En additionnant toutes ces erreurs, on se rend compte que les doses censées avoir atteint la population de cette zone, qui est la plus importante de Tahiti – 70 000 à 75 000 personnes –, ont été sous-estimées d'un facteur de deux fois et demie. Par conséquent, toutes les classes d'âge, d'un bébé à un adulte, ont pu recevoir une dose supérieure au seuil d'indemnisation actuel. C'est ce qui est détaillé dans l'article scientifique et tout le monde peut le vérifier car les documents sont, pour la première fois, publics et les calculs ne sont pas très compliqués puisqu'il s'agit de corriger des multiplications.

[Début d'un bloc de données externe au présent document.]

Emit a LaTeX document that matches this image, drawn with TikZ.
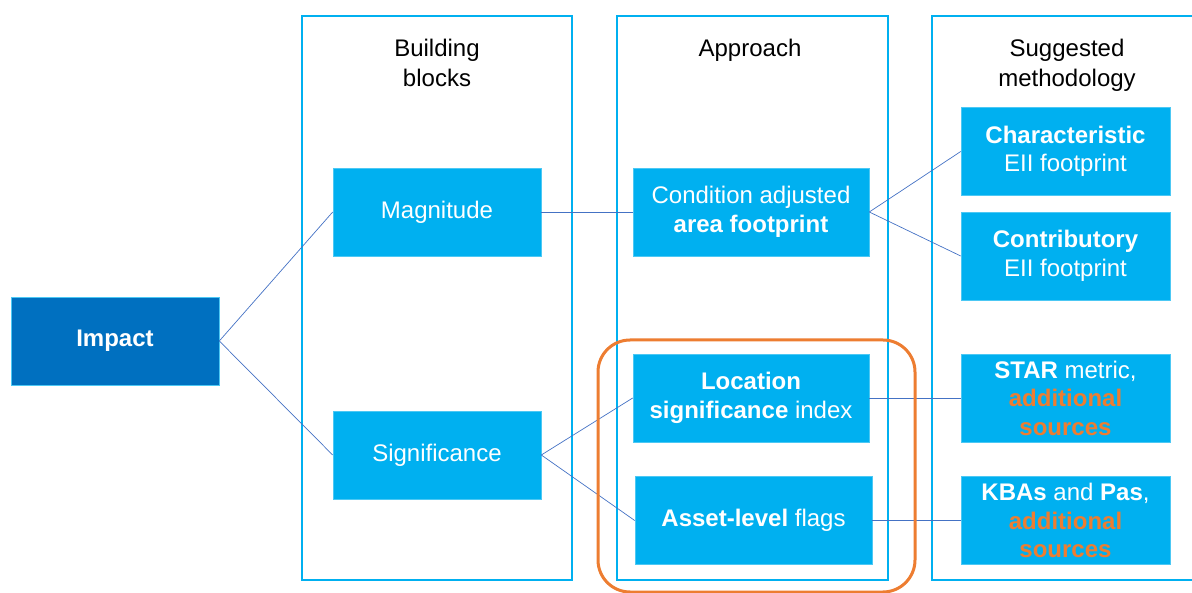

Nous nous sommes également rendu compte que les documents déclassifiés montraient qu'il y avait aussi eu des retombées à Moorea et aux îles Sous-le-Vent. Des cartes indiquent que les services du SMSR ont mesuré les dépôts au sol au bord de la route. Il n'y a toutefois jamais eu d'analyse pour ces îles, pas même en 2006. Au vu des taux de retombées par rapport à la station de référence de Mahina, on ne peut pas conclure à l'absence d'impact potentiel – exprimé en mSv – du même ordre de grandeur. Même si les incertitudes liées à ce genre de calcul avaient été prises en compte, ce qui n'a pas été le cas, il est impossible de démontrer que tous ces gens n'ont pas reçu une dose de 1 mSv cette année.
Apparemment, pourtant, tout cela est faux… Je ne suis toutefois pas le seul à le dire. Une équipe de l'Inserm a constaté des écarts de doses allant jusqu'à 2,5 par rapport aux valeurs de dépôt. L'IRSN dit exactement la même chose en soulignant que, en prenant en compte l'ordre de grandeur d'impact, les incertitudes liées à ce genre de calcul et le très faible nombre de données, il est impossible de dire si les gens se trouvent juste au-dessus ou juste au-dessous du seuil. Or le Civen doit pouvoir établir exactement qu'ils sont absolument au-dessous du seuil pour refuser l'indemnisation, ce qui, aujourd'hui, devrait être impossible et qui est, en tout cas, scientifiquement faux, si telle est la charge de la preuve.